Tel Aviv, 24 dicembre 2023. Benjamin Netanyahu durante una riunione del gabinetto di guerra. (Ohad Zwigenberg, Reuters/Contrasto)

La sera del 1 gennaio la corte suprema israeliana ha inflitto un duro colpo al primo ministro Benjamin Netanyahu, nel pieno del conflitto tra Israele e Hamas nella Striscia di Gaza, dichiarando non valido un passaggio chiave della controversa riforma giudiziaria voluta dal suo governo.

Il progetto aveva innescato uno dei più grandi movimenti di protesta nella storia di Israele, messo in ombra dalla guerra cominciata il 7 ottobre. Ma la decisione della corte suprema riporta il tema al centro del dibattito.

Il provvedimento dichiarato illegittimo prevedeva di togliere alla magistratura il diritto di pronunciarsi sulla “ragionevolezza” delle decisioni del governo o del parlamento israeliano. Otto dei quindici giudici del tribunale hanno votato per annullare la misura.

Architetto della riforma giudiziaria e numero due del governo, il ministro della giustizia, Yariv Levin, ha accusato la corte su Telegram di “appropriarsi di tutti i poteri”.

“Infatti, i giudici (della corte suprema) assumono con questa decisione tutti i poteri che, in un regime democratico, sono distribuiti in modo equilibrato tra i tre poteri”, esecutivo, legislativo e giudiziario.

Il ministro della giustizia ha criticato anche la pubblicazione di questa sentenza “in piena guerra, che va contro l’unità necessaria in questi giorni per il successo dei nostri combattenti al fronte”.

Un’accusa lanciata anche dal partito Likud di Netanyahu che ritiene “deplorevole che la corte suprema abbia deciso di pubblicare il suo verdetto nel cuore di un dibattito sociale in Israele mentre soldati di destra e di sinistra combattono e rischiano la vita”.

Il leader dell’opposizione ed ex primo ministro Yair Lapid ha accolto con favore la decisione, dicendo che la corte ha “fedelmente adempiuto al suo ruolo nella protezione dei cittadini di Israele”.

Questa decisione “pone fine a un anno difficile di conflitti che ci hanno dilaniato dall’interno e hanno portato alla peggiore catastrofe della nostra storia”, ha dichiarato su X (ex Twitter) Lapid, riferendosi all’attacco di Hamas.

La decisione “va rispettata”, ha affermato Benny Gantz, componente del gabinetto di guerra ed ex rivale di Benjamin Netanyahu, invocando l’unità “per vincere la guerra, insieme”.

Il movimento che aveva presentato ricorso contro questa clausola, ha accolto con favore quella che ha definito una decisione “storica”. “Il governo e i ministri che hanno voluto fare a meno del potere giudiziario hanno imparato che a Gerusalemme ci sono i giudici e che esiste una democrazia e uno stato di diritto che prevede la separazione dei poteri”, ha detto il movimento in un comunicato stampa.

Un progetto controverso

L’associazione di ex militari “Ahim Laneshek” (Fratelli d’armi) sostiene “l’indipendenza della corte suprema”, pur invitando a evitare “qualsiasi manifestazione di odio e divisione”.

La corte suprema afferma di avere l’autorità d’invalidare una legge fondamentale “nei casi rari ed eccezionali in cui il parlamento abusa della sua autorità”. Le leggi fondamentali hanno la funzione di una costituzione in Israele.

Dall’annuncio della riforma giudiziaria nel gennaio 2023, il progetto è stato contestato in numerose manifestazioni di piazza ed è stato all’origine di uno dei movimenti popolari più importanti della storia di Israele.

Prima del 7 ottobre, decine di migliaia di persone manifestavano quasi ogni sabato, soprattutto a Tel Aviv, ma anche in molte altre città del paese.
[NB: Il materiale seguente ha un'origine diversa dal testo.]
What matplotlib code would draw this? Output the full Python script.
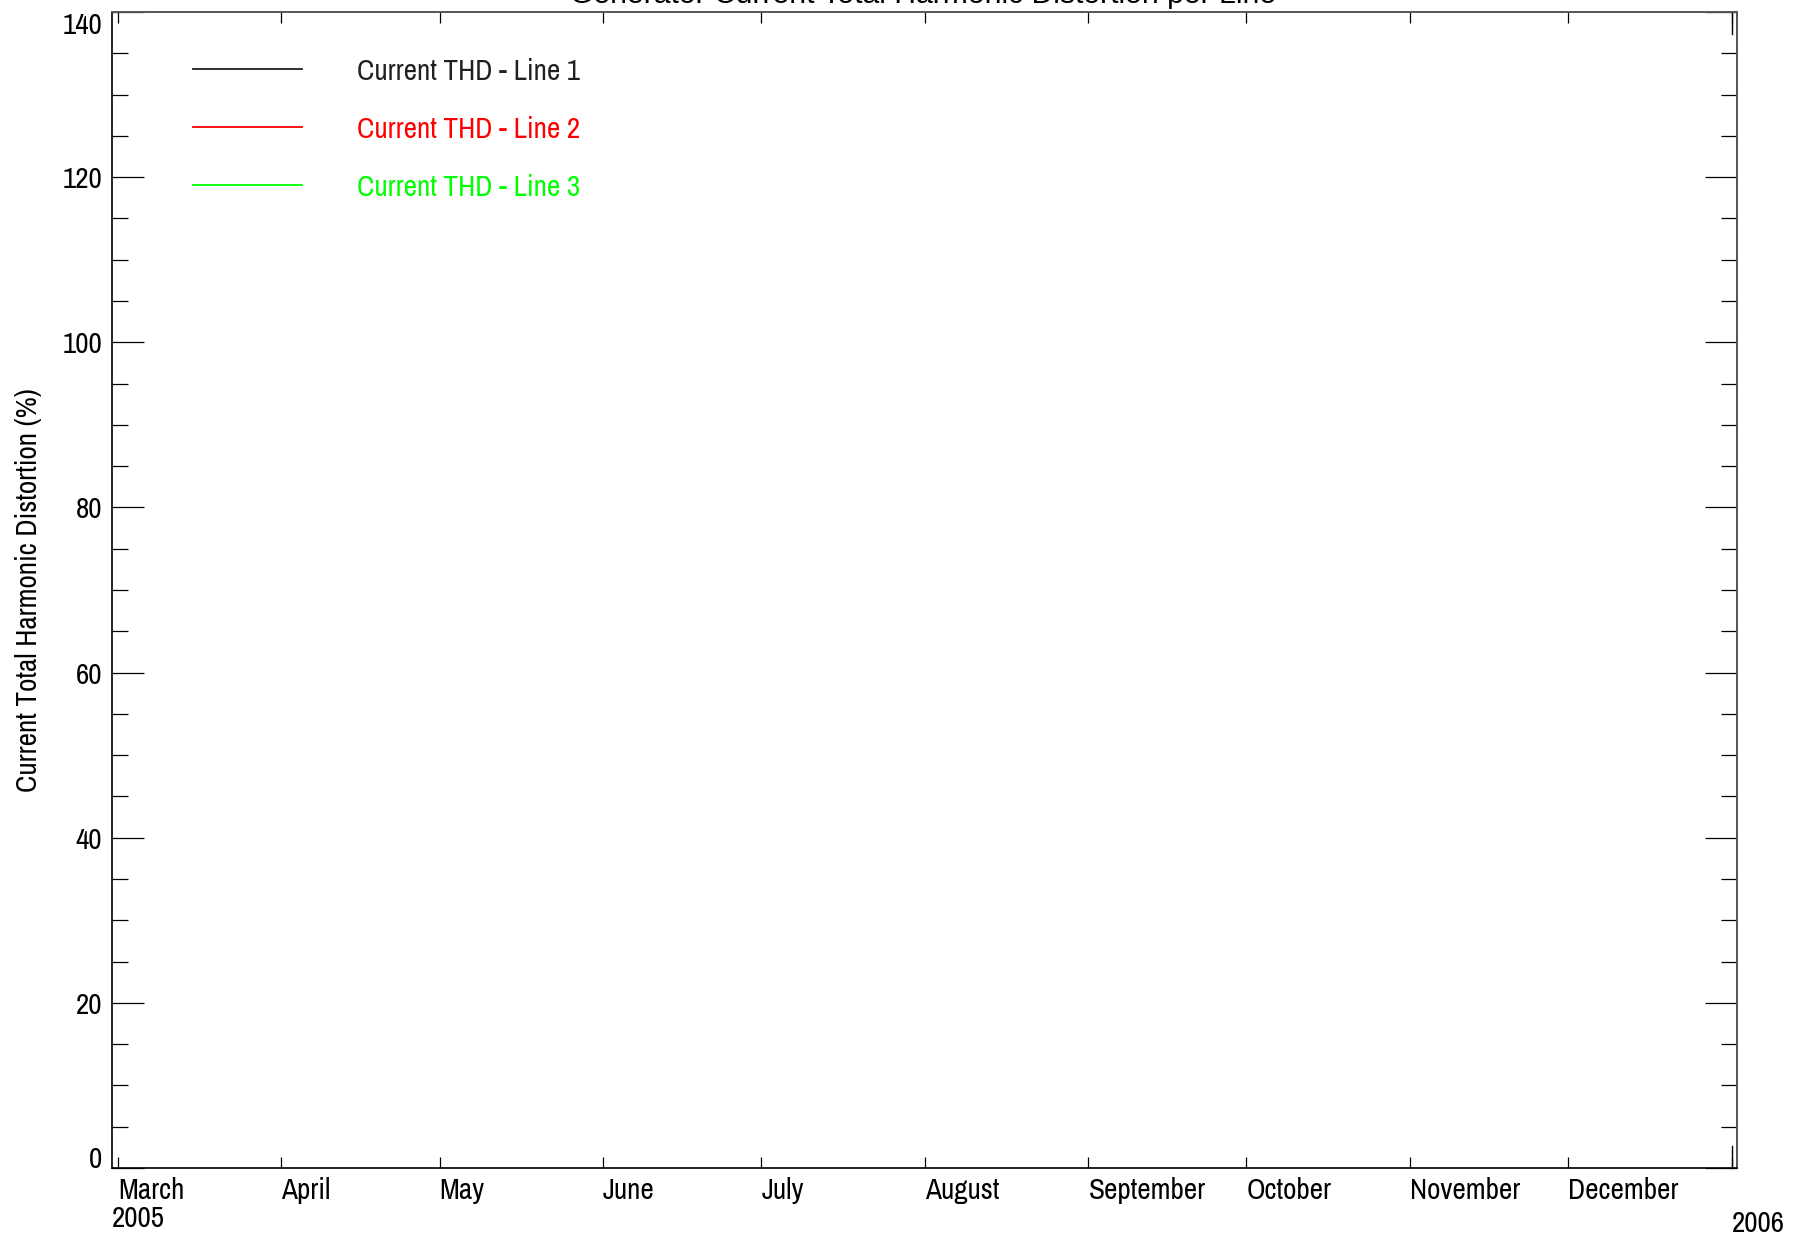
import datetime as dt

from matplotlib import pyplot as plt
from matplotlib import font_manager
import matplotlib.dates as mdates
import numpy as np

# no samples were recorded in this period, so the three series are empty
dates = []
thd_line1 = []
thd_line2 = []
thd_line3 = []

series_names = ['Current THD - Line 1', 'Current THD - Line 2', 'Current THD - Line 3']
series_colors = ['#202020', '#ff0000', '#00ff00']

month_starts = [dt.datetime(2005, m, 1) for m in range(3, 13)] + [dt.datetime(2006, 1, 1)]
month_labels = ['March', 'April', 'May', 'June', 'July', 'August',
                'September', 'October', 'November', 'December', '\n2006']
start_year = '2005'

y_ticks = [0, 20, 40, 60, 80, 100, 120, 140]

# look for a condensed sans face, otherwise fall back to Liberation Sans
names = sorted({f.name for f in font_manager.fontManager.ttflist})
narrow_names = [n for n in names if 'Narrow' in n or 'Condensed' in n]
narrow = (narrow_names[:1] or ['Liberation Sans']) + ['DejaVu Sans']
plt.rcParams['font.family'] = narrow

fs = 21

fig = plt.figure(figsize=(18.09, 12.38), dpi=100)
ax = fig.add_axes([0.0619, 0.0565, 0.8983, 0.9338])

for vals, name, color in zip([thd_line1, thd_line2, thd_line3], series_names, series_colors):
    ax.plot(dates, vals, color=color, linewidth=1.2, label=name)

x0 = mdates.date2num(dt.datetime(2005, 3, 1)) - 1.1
x1 = mdates.date2num(dt.datetime(2006, 1, 1)) + 1.0
ax.set_xlim(x0, x1)
ax.set_ylim(0, 140)

ax.set_xticks(mdates.date2num(month_starts))
ax.set_xticklabels(month_labels, fontsize=fs, ha='left', linespacing=1.25)
ax.set_yticks(y_ticks)
ax.set_yticklabels([str(v) for v in y_ticks], fontsize=fs)
ax.set_yticks(np.arange(0, 141, 5), minor=True)

ax.tick_params(axis='x', which='major', direction='in', length=8, width=0.9,
               top=True, bottom=True, pad=6.5)
ax.tick_params(axis='y', which='major', direction='in', length=23, width=0.9,
               left=True, right=True, pad=7)
ax.tick_params(axis='y', which='minor', direction='in', length=11.5, width=0.9,
               left=True, right=True)

# keep the end labels inside the axis span
ylabels = ax.get_yticklabels()
ylabels[0].set_va('baseline')
ylabels[-1].set_va('top')

# first year sits at the left edge of the axis, under the month row
ax.annotate(start_year, xy=(0, 0), xycoords='axes fraction', xytext=(0, -36.5),
            textcoords='offset points', ha='left', va='center', fontsize=fs)

for side in ['left', 'bottom']:
    ax.spines[side].set_color('black')
    ax.spines[side].set_linewidth(1.2)
for side in ['top', 'right']:
    ax.spines[side].set_color('#555555')
    ax.spines[side].set_linewidth(1.4)

# the year boundary gets a longer tick
ax.plot([x1 - 1.0, x1 - 1.0], [0, 2.7], color='black', linewidth=1, clip_on=False)
ax.plot([x1 - 1.0, x1 - 1.0], [140, 137.3], color='black', linewidth=1, clip_on=False)

ax.set_ylabel('Current Total Harmonic Distortion (%)', fontsize=fs, labelpad=15)

# legend drawn like the original: short line then coloured text
for i, (name, color) in enumerate(zip(series_names, series_colors)):
    yy = 0.9507 - i * 0.0502
    ax.plot([0.0498, 0.1169], [yy, yy], color=color, linewidth=1.3, transform=ax.transAxes)
    ax.text(0.1505, yy - 0.002, name, color=color, fontsize=fs, va='center', ha='left',
            transform=ax.transAxes)

fig.text(0.5105, 0.9975, 'Generator Current Total Harmonic Distortion per Line',
         fontsize=21.7, family=['Liberation Sans', 'DejaVu Sans'], ha='center', va='baseline')

fig.savefig('out.png', dpi=100, facecolor='white')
Secondo la coalizione di governo, che riunisce partiti di destra, di estrema destra e gruppi ultraortodossi, questa riforma mira a correggere uno squilibrio, rafforzando il potere dei parlamentari su quello dei magistrati.

Israele non ha una costituzione né l’equivalente di una camera alta del parlamento, e la dottrina della “ragionevolezza” è stata usata proprio per consentire ai giudici di limitare gli eventuali abusi del potere esecutivo.

Nel gennaio 2023 la corte suprema ha annullato la nomina di Aryeh Deri, un amico di Netanyahu, a ministro dell’interno, sostenendo che era stato condannato per frode fiscale e quindi non era “ragionevole” che fosse nel governo.

I critici accusano Netanyahu, sotto processo per corruzione, di voler usare questa riforma per ammorbidire un possibile verdetto contro di lui. Il primo ministro israeliano nega quest’accusa.